**EXERCISE**
Leave out the pictures and repeat exactly the lines between the one containing "Reproduce this chart" and the one containing "0.317, 0.473, 0.642];", inclusive.

═════ RECORDS FOR THE EXERCISE

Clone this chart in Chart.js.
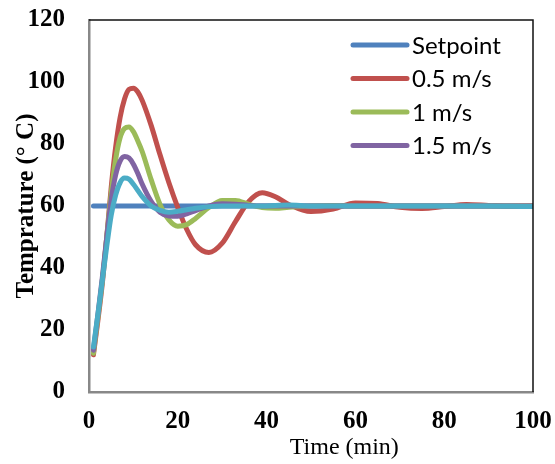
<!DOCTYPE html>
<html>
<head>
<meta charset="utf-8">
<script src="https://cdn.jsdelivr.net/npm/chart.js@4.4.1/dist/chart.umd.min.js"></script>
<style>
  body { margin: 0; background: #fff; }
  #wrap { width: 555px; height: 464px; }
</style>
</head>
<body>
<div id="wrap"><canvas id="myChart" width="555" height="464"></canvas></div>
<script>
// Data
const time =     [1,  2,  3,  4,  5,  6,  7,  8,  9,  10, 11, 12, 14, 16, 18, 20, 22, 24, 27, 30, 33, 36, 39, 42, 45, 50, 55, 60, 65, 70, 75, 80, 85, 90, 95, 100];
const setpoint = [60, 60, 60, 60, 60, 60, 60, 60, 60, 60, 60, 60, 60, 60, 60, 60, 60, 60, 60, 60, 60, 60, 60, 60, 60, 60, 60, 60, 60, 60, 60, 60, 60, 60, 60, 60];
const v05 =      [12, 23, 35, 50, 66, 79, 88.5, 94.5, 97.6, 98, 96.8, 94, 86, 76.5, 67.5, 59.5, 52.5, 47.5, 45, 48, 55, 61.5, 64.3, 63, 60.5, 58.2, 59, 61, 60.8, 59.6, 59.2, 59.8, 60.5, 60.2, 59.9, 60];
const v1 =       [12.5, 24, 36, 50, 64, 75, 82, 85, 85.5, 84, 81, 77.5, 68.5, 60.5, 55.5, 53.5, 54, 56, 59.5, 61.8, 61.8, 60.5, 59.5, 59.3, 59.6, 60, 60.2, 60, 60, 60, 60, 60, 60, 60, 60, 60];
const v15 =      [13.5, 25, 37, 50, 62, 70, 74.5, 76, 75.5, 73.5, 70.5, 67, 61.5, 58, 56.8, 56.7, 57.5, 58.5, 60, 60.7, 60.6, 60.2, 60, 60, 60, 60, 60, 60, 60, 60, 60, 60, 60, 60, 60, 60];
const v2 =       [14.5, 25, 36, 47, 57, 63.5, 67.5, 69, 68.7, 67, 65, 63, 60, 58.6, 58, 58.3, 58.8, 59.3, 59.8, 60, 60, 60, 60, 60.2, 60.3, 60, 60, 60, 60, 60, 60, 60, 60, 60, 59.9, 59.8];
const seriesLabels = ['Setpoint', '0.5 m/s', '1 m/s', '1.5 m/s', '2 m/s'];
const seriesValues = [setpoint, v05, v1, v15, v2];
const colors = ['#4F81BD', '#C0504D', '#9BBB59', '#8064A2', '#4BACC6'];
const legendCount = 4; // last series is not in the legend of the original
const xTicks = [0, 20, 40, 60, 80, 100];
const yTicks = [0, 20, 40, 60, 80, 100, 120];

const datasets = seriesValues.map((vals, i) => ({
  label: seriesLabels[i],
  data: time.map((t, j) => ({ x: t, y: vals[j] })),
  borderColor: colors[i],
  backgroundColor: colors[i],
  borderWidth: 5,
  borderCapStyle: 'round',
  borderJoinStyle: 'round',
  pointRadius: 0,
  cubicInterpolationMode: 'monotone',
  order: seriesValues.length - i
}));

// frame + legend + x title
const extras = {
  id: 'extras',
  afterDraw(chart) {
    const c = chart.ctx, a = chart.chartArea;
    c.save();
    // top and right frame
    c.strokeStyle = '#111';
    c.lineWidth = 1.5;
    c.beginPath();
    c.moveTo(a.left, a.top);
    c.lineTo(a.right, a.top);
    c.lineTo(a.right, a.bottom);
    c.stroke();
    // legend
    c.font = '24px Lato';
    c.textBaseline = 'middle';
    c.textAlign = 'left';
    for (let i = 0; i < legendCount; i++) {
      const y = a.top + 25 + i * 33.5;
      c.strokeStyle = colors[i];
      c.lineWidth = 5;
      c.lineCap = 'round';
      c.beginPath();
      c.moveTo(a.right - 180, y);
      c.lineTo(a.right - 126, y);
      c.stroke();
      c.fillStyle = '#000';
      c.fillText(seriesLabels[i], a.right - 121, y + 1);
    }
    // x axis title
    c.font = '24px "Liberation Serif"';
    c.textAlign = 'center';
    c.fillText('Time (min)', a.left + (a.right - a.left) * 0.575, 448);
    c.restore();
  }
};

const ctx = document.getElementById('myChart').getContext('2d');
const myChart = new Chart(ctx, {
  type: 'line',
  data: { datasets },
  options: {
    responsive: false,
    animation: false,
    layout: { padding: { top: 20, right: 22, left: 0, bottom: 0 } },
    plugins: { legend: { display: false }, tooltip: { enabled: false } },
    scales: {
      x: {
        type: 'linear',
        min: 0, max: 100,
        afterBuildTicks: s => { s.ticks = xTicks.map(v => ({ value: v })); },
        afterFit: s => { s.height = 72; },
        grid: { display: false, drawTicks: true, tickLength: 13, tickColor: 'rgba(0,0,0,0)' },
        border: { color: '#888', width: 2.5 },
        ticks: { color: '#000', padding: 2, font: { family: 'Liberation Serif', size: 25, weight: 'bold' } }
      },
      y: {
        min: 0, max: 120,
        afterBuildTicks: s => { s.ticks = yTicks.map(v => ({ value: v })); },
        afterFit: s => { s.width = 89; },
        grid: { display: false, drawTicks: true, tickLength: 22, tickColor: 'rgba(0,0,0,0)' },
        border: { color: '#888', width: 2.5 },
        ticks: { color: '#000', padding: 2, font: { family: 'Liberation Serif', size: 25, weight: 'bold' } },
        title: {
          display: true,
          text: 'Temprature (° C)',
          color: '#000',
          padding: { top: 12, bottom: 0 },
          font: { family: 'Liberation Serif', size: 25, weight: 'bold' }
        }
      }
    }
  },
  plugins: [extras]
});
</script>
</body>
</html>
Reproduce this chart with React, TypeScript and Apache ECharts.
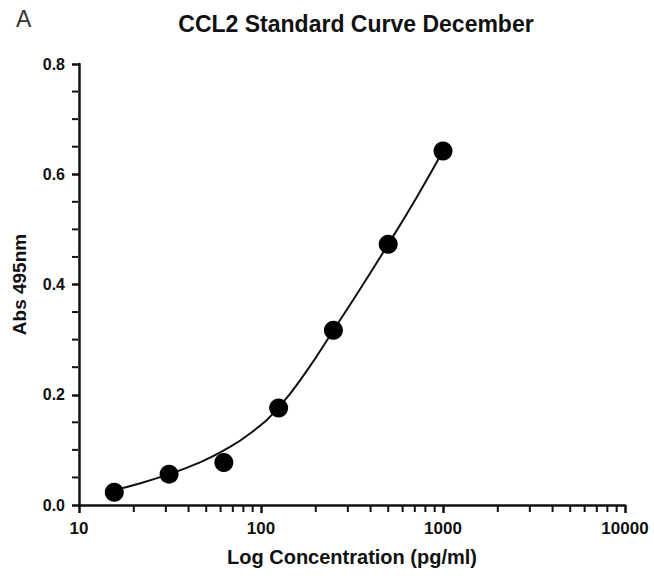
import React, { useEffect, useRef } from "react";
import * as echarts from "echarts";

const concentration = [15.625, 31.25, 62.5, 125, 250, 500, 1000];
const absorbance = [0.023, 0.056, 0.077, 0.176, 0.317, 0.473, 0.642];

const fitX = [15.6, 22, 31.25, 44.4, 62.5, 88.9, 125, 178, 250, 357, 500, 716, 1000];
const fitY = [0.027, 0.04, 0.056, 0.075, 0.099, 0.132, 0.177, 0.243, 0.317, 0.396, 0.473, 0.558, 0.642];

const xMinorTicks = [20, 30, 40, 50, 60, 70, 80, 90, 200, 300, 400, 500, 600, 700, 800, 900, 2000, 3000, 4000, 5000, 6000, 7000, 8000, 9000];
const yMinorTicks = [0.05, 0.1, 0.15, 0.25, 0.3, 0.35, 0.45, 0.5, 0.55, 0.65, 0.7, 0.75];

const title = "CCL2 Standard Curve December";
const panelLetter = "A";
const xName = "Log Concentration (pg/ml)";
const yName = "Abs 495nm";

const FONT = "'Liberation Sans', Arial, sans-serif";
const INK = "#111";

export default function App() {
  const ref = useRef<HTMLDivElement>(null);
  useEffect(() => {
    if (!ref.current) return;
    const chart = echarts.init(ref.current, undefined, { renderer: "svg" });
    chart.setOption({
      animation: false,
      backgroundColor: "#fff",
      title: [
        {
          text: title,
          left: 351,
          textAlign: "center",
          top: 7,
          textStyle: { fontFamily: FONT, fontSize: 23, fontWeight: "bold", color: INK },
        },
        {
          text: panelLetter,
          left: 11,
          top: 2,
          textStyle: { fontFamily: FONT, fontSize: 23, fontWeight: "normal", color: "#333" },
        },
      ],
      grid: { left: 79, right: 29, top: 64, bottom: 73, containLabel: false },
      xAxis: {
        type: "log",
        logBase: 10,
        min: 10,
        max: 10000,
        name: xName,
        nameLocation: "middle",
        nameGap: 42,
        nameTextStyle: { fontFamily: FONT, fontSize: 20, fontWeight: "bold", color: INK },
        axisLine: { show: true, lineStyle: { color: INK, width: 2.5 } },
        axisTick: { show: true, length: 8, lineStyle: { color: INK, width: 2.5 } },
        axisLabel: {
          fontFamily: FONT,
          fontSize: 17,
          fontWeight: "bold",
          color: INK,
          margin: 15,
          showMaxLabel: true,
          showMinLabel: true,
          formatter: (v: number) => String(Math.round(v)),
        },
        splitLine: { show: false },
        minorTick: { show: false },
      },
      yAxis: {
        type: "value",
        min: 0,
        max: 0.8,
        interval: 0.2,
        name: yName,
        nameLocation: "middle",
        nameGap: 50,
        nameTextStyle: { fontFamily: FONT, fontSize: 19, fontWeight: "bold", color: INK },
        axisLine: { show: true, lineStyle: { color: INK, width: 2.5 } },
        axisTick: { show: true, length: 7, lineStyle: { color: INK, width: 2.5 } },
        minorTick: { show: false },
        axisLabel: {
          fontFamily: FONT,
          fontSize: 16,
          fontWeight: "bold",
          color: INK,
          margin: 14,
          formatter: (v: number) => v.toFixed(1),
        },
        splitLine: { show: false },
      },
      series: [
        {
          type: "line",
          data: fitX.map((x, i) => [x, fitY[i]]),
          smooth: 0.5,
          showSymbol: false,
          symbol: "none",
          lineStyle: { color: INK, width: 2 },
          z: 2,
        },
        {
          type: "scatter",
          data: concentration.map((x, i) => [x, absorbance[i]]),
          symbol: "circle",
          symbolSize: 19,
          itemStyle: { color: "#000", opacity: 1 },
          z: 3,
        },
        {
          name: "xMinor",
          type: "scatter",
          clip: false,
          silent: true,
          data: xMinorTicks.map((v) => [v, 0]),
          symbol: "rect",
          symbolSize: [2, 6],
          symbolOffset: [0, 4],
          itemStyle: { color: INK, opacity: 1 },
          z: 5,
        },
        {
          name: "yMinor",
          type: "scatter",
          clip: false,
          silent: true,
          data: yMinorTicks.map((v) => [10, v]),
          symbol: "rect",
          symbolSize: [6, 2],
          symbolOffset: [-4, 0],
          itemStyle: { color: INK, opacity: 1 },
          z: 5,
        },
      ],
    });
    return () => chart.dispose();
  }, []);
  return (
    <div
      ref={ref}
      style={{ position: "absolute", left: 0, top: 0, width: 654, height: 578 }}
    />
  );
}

══════════

**ANSWER IN FULL**
Reproduce this chart with React, TypeScript and Apache ECharts.
import React, { useEffect, useRef } from "react";
import * as echarts from "echarts";

const concentration = [15.625, 31.25, 62.5, 125, 250, 500, 1000];
const absorbance = [0.023, 0.056, 0.077, 0.176, 0.317, 0.473, 0.642];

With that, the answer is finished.